[Start Recorded information]

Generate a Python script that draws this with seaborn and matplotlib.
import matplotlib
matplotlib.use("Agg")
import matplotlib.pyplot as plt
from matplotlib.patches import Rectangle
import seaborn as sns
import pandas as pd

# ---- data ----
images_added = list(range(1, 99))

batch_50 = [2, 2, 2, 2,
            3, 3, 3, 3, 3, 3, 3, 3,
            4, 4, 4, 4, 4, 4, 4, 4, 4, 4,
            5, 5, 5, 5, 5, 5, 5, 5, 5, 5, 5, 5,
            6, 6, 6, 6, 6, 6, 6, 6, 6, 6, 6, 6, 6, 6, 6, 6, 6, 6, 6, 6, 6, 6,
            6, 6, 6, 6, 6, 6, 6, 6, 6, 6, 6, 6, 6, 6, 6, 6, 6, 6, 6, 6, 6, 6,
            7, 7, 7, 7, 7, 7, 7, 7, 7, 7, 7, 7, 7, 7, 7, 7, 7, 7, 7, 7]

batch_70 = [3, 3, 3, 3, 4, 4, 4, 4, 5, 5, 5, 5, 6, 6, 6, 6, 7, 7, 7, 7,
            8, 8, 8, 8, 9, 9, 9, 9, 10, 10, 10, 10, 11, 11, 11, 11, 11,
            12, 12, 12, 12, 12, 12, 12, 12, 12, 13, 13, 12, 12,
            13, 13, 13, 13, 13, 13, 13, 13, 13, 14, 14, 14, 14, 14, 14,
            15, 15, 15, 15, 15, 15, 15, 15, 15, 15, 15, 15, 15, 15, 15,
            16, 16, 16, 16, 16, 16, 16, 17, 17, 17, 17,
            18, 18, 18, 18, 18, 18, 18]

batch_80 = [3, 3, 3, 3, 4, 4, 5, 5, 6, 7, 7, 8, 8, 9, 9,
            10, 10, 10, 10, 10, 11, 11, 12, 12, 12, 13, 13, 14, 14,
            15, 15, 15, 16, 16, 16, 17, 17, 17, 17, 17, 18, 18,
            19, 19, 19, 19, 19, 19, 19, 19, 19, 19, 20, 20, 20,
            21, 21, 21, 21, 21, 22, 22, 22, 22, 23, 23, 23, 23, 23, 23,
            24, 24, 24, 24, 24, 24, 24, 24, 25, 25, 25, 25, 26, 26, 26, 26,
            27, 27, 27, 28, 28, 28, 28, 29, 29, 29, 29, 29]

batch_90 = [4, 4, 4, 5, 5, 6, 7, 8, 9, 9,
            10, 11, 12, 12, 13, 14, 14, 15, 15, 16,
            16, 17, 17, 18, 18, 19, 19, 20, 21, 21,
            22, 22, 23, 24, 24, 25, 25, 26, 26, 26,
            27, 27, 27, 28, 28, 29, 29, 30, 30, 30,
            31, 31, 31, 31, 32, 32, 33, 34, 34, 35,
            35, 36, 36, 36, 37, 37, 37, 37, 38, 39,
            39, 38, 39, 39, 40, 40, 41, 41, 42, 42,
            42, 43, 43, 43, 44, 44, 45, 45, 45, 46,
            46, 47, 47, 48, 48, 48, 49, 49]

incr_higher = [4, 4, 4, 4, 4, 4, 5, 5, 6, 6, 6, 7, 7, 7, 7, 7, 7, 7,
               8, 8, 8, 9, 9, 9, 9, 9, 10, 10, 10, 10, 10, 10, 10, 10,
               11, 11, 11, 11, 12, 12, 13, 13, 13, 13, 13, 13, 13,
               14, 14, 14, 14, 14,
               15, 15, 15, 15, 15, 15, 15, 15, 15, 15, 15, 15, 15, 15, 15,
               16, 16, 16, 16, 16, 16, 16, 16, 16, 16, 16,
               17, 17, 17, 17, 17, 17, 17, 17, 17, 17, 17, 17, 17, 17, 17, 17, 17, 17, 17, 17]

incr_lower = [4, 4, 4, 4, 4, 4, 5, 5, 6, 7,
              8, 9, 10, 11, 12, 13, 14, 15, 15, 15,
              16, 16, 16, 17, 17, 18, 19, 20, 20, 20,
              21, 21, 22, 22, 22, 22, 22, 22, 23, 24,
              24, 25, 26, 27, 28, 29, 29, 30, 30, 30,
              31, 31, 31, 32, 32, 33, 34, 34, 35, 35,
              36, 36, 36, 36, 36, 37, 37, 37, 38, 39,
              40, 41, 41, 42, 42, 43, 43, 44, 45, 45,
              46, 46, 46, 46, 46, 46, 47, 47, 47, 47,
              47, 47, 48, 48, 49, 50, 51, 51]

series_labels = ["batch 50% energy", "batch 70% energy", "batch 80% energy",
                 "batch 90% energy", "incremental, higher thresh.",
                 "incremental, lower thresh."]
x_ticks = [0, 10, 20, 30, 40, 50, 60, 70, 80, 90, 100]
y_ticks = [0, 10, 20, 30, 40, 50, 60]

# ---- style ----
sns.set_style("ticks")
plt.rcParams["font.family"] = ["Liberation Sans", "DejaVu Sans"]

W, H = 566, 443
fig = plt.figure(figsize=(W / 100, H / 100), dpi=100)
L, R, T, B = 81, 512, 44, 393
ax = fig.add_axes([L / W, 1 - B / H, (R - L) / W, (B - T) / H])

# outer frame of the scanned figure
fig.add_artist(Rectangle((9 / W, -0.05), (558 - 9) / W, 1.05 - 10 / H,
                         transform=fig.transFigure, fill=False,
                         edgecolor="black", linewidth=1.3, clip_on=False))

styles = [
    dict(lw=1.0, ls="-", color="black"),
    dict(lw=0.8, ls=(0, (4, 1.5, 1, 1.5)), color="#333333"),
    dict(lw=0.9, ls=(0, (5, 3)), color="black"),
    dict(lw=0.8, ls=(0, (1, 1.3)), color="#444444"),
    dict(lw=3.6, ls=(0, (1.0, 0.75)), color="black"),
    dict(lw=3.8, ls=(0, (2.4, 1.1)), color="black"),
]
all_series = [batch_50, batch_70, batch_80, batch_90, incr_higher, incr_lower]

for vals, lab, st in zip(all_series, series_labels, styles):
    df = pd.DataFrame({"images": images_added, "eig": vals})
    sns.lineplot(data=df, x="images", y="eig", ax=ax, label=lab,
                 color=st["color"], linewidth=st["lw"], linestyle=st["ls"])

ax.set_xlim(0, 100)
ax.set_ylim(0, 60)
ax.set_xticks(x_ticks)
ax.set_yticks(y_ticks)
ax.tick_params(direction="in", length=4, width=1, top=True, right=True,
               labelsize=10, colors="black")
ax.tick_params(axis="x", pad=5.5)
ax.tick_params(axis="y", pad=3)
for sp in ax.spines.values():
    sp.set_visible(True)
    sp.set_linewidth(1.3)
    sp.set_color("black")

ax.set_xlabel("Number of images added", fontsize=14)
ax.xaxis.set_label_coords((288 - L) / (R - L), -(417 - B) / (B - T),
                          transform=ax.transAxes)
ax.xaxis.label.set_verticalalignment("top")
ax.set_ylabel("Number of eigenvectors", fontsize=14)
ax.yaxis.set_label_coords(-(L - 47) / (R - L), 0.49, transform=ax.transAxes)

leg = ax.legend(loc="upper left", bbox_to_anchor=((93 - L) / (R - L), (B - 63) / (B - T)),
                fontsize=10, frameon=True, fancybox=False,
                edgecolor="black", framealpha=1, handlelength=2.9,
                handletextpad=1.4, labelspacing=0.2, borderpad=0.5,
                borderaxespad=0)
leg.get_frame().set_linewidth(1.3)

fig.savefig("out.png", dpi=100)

[End Recorded information]

• _What is being asked_
Please output the complete data exactly.

• _Task output_
Generate a Python script that draws this with seaborn and matplotlib.
import matplotlib
matplotlib.use("Agg")
import matplotlib.pyplot as plt
from matplotlib.patches import Rectangle
import seaborn as sns
import pandas as pd

# ---- data ----
images_added = list(range(1, 99))

batch_50 = [2, 2, 2, 2,
            3, 3, 3, 3, 3, 3, 3, 3,
            4, 4, 4, 4, 4, 4, 4, 4, 4, 4,
            5, 5, 5, 5, 5, 5, 5, 5, 5, 5, 5, 5,
            6, 6, 6, 6, 6, 6, 6, 6, 6, 6, 6, 6, 6, 6, 6, 6, 6, 6, 6, 6, 6, 6,
            6, 6, 6, 6, 6, 6, 6, 6, 6, 6, 6, 6, 6, 6, 6, 6, 6, 6, 6, 6, 6, 6,
            7, 7, 7, 7, 7, 7, 7, 7, 7, 7, 7, 7, 7, 7, 7, 7, 7, 7, 7, 7]

batch_70 = [3, 3, 3, 3, 4, 4, 4, 4, 5, 5, 5, 5, 6, 6, 6, 6, 7, 7, 7, 7,
            8, 8, 8, 8, 9, 9, 9, 9, 10, 10, 10, 10, 11, 11, 11, 11, 11,
            12, 12, 12, 12, 12, 12, 12, 12, 12, 13, 13, 12, 12,
            13, 13, 13, 13, 13, 13, 13, 13, 13, 14, 14, 14, 14, 14, 14,
            15, 15, 15, 15, 15, 15, 15, 15, 15, 15, 15, 15, 15, 15, 15,
            16, 16, 16, 16, 16, 16, 16, 17, 17, 17, 17,
            18, 18, 18, 18, 18, 18, 18]

batch_80 = [3, 3, 3, 3, 4, 4, 5, 5, 6, 7, 7, 8, 8, 9, 9,
            10, 10, 10, 10, 10, 11, 11, 12, 12, 12, 13, 13, 14, 14,
            15, 15, 15, 16, 16, 16, 17, 17, 17, 17, 17, 18, 18,
            19, 19, 19, 19, 19, 19, 19, 19, 19, 19, 20, 20, 20,
            21, 21, 21, 21, 21, 22, 22, 22, 22, 23, 23, 23, 23, 23, 23,
            24, 24, 24, 24, 24, 24, 24, 24, 25, 25, 25, 25, 26, 26, 26, 26,
            27, 27, 27, 28, 28, 28, 28, 29, 29, 29, 29, 29]

batch_90 = [4, 4, 4, 5, 5, 6, 7, 8, 9, 9,
            10, 11, 12, 12, 13, 14, 14, 15, 15, 16,
            16, 17, 17, 18, 18, 19, 19, 20, 21, 21,
            22, 22, 23, 24, 24, 25, 25, 26, 26, 26,
            27, 27, 27, 28, 28, 29, 29, 30, 30, 30,
            31, 31, 31, 31, 32, 32, 33, 34, 34, 35,
            35, 36, 36, 36, 37, 37, 37, 37, 38, 39,
            39, 38, 39, 39, 40, 40, 41, 41, 42, 42,
            42, 43, 43, 43, 44, 44, 45, 45, 45, 46,
            46, 47, 47, 48, 48, 48, 49, 49]

incr_higher = [4, 4, 4, 4, 4, 4, 5, 5, 6, 6, 6, 7, 7, 7, 7, 7, 7, 7,
               8, 8, 8, 9, 9, 9, 9, 9, 10, 10, 10, 10, 10, 10, 10, 10,
               11, 11, 11, 11, 12, 12, 13, 13, 13, 13, 13, 13, 13,
               14, 14, 14, 14, 14,
               15, 15, 15, 15, 15, 15, 15, 15, 15, 15, 15, 15, 15, 15, 15,
               16, 16, 16, 16, 16, 16, 16, 16, 16, 16, 16,
               17, 17, 17, 17, 17, 17, 17, 17, 17, 17, 17, 17, 17, 17, 17, 17, 17, 17, 17, 17]

incr_lower = [4, 4, 4, 4, 4, 4, 5, 5, 6, 7,
              8, 9, 10, 11, 12, 13, 14, 15, 15, 15,
              16, 16, 16, 17, 17, 18, 19, 20, 20, 20,
              21, 21, 22, 22, 22, 22, 22, 22, 23, 24,
              24, 25, 26, 27, 28, 29, 29, 30, 30, 30,
              31, 31, 31, 32, 32, 33, 34, 34, 35, 35,
              36, 36, 36, 36, 36, 37, 37, 37, 38, 39,
              40, 41, 41, 42, 42, 43, 43, 44, 45, 45,
              46, 46, 46, 46, 46, 46, 47, 47, 47, 47,
              47, 47, 48, 48, 49, 50, 51, 51]

series_labels = ["batch 50% energy", "batch 70% energy", "batch 80% energy",
                 "batch 90% energy", "incremental, higher thresh.",
                 "incremental, lower thresh."]
x_ticks = [0, 10, 20, 30, 40, 50, 60, 70, 80, 90, 100]
y_ticks = [0, 10, 20, 30, 40, 50, 60]

# ---- style ----
sns.set_style("ticks")
plt.rcParams["font.family"] = ["Liberation Sans", "DejaVu Sans"]

W, H = 566, 443
fig = plt.figure(figsize=(W / 100, H / 100), dpi=100)
L, R, T, B = 81, 512, 44, 393
ax = fig.add_axes([L / W, 1 - B / H, (R - L) / W, (B - T) / H])

# outer frame of the scanned figure
fig.add_artist(Rectangle((9 / W, -0.05), (558 - 9) / W, 1.05 - 10 / H,
                         transform=fig.transFigure, fill=False,
                         edgecolor="black", linewidth=1.3, clip_on=False))

styles = [
    dict(lw=1.0, ls="-", color="black"),
    dict(lw=0.8, ls=(0, (4, 1.5, 1, 1.5)), color="#333333"),
    dict(lw=0.9, ls=(0, (5, 3)), color="black"),
    dict(lw=0.8, ls=(0, (1, 1.3)), color="#444444"),
    dict(lw=3.6, ls=(0, (1.0, 0.75)), color="black"),
    dict(lw=3.8, ls=(0, (2.4, 1.1)), color="black"),
]
all_series = [batch_50, batch_70, batch_80, batch_90, incr_higher, incr_lower]

for vals, lab, st in zip(all_series, series_labels, styles):
    df = pd.DataFrame({"images": images_added, "eig": vals})
    sns.lineplot(data=df, x="images", y="eig", ax=ax, label=lab,
                 color=st["color"], linewidth=st["lw"], linestyle=st["ls"])

ax.set_xlim(0, 100)
ax.set_ylim(0, 60)
ax.set_xticks(x_ticks)
ax.set_yticks(y_ticks)
ax.tick_params(direction="in", length=4, width=1, top=True, right=True,
               labelsize=10, colors="black")
ax.tick_params(axis="x", pad=5.5)
ax.tick_params(axis="y", pad=3)
for sp in ax.spines.values():
    sp.set_visible(True)
    sp.set_linewidth(1.3)
    sp.set_color("black")

ax.set_xlabel("Number of images added", fontsize=14)
ax.xaxis.set_label_coords((288 - L) / (R - L), -(417 - B) / (B - T),
                          transform=ax.transAxes)
ax.xaxis.label.set_verticalalignment("top")
ax.set_ylabel("Number of eigenvectors", fontsize=14)
ax.yaxis.set_label_coords(-(L - 47) / (R - L), 0.49, transform=ax.transAxes)

leg = ax.legend(loc="upper left", bbox_to_anchor=((93 - L) / (R - L), (B - 63) / (B - T)),
                fontsize=10, frameon=True, fancybox=False,
                edgecolor="black", framealpha=1, handlelength=2.9,
                handletextpad=1.4, labelspacing=0.2, borderpad=0.5,
                borderaxespad=0)
leg.get_frame().set_linewidth(1.3)

fig.savefig("out.png", dpi=100)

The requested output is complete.